Working from the top of the listing below, retype each line through the line containing "dark = ['#2A5690', '#982B2C', '#7E9E3A', '#62458A', '#237C93']", both included, with no pictures.
____ DATASET SECTION
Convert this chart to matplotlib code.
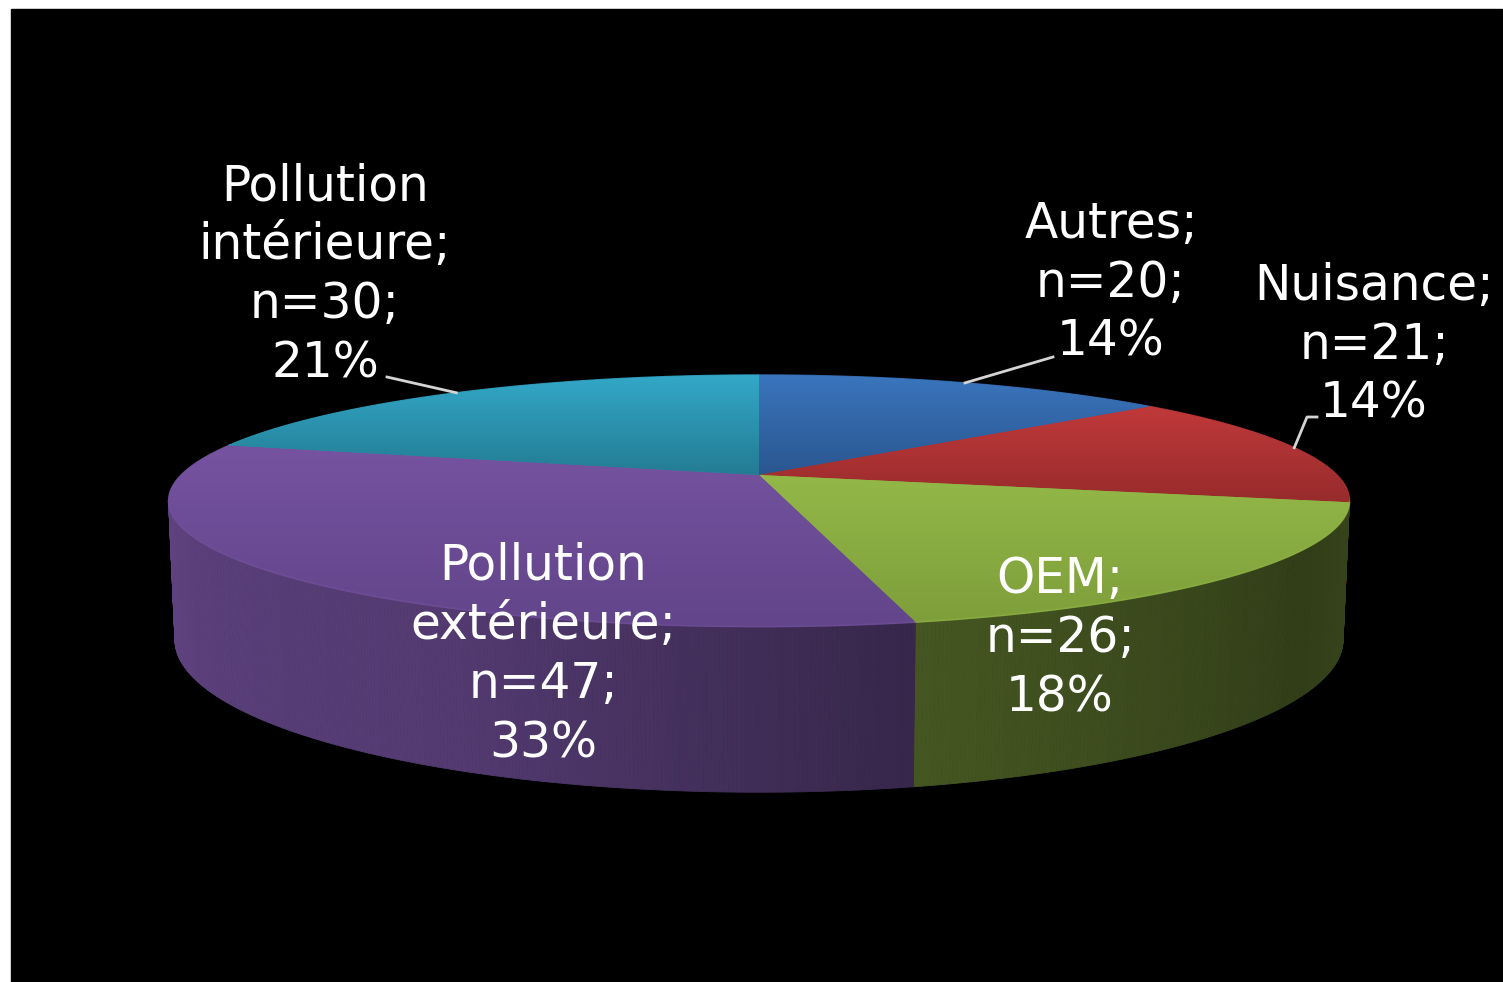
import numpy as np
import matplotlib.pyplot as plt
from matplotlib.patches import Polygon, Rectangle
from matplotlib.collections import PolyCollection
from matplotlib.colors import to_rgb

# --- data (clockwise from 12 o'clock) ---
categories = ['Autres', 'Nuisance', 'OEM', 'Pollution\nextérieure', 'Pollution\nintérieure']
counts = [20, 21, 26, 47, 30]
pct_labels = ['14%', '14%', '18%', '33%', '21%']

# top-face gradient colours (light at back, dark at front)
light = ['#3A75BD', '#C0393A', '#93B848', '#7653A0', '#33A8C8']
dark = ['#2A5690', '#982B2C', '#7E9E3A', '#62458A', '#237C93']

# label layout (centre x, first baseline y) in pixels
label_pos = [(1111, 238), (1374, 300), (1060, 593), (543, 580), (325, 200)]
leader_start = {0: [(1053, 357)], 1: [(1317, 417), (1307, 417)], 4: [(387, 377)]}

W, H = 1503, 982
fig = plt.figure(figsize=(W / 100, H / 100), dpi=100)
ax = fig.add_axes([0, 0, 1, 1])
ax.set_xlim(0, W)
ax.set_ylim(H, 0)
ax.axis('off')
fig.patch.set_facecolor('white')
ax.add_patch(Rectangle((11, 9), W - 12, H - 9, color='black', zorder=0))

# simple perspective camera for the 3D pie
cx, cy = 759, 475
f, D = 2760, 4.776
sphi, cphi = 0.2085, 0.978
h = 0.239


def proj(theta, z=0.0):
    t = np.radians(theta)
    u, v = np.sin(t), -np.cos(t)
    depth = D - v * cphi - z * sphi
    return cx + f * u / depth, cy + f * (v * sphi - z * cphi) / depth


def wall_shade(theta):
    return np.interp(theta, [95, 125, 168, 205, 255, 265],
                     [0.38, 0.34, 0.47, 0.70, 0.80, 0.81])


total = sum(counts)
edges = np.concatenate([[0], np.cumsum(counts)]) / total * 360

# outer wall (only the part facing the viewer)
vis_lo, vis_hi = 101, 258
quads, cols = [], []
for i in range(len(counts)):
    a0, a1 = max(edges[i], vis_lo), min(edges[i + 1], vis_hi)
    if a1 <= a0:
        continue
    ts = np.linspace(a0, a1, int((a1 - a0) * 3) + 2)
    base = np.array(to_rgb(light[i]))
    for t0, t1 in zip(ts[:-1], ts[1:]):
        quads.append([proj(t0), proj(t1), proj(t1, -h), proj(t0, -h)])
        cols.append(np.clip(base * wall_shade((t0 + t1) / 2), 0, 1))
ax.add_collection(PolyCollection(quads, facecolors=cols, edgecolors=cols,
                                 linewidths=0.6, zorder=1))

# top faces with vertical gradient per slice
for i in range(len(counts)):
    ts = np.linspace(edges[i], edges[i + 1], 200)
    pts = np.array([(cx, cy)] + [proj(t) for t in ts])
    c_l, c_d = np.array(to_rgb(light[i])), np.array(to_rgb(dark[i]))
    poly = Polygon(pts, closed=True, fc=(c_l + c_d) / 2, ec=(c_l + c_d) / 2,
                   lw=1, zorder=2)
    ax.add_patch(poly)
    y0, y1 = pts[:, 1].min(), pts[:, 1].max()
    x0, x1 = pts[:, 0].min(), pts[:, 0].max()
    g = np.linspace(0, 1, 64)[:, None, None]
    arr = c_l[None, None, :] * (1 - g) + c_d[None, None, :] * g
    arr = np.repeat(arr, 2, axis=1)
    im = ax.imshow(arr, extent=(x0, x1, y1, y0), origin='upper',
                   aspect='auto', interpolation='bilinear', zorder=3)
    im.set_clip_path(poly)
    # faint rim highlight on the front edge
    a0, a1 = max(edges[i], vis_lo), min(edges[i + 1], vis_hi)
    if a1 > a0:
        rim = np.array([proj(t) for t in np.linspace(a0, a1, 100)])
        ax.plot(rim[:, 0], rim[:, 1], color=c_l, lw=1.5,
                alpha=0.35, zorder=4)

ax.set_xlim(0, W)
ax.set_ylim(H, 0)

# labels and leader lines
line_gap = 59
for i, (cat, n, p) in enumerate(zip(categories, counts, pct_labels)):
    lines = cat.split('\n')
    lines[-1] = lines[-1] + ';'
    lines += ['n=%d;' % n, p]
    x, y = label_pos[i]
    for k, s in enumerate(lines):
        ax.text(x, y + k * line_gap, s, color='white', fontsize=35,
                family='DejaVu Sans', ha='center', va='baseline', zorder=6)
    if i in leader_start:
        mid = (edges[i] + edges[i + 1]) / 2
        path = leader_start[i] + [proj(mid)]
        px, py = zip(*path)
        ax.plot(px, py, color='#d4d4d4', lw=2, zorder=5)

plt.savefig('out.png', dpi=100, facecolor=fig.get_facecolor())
________
CORRECT OUTPUT:
Convert this chart to matplotlib code.
import numpy as np
import matplotlib.pyplot as plt
from matplotlib.patches import Polygon, Rectangle
from matplotlib.collections import PolyCollection
from matplotlib.colors import to_rgb

# --- data (clockwise from 12 o'clock) ---
categories = ['Autres', 'Nuisance', 'OEM', 'Pollution\nextérieure', 'Pollution\nintérieure']
counts = [20, 21, 26, 47, 30]
pct_labels = ['14%', '14%', '18%', '33%', '21%']

# top-face gradient colours (light at back, dark at front)
light = ['#3A75BD', '#C0393A', '#93B848', '#7653A0', '#33A8C8']
dark = ['#2A5690', '#982B2C', '#7E9E3A', '#62458A', '#237C93']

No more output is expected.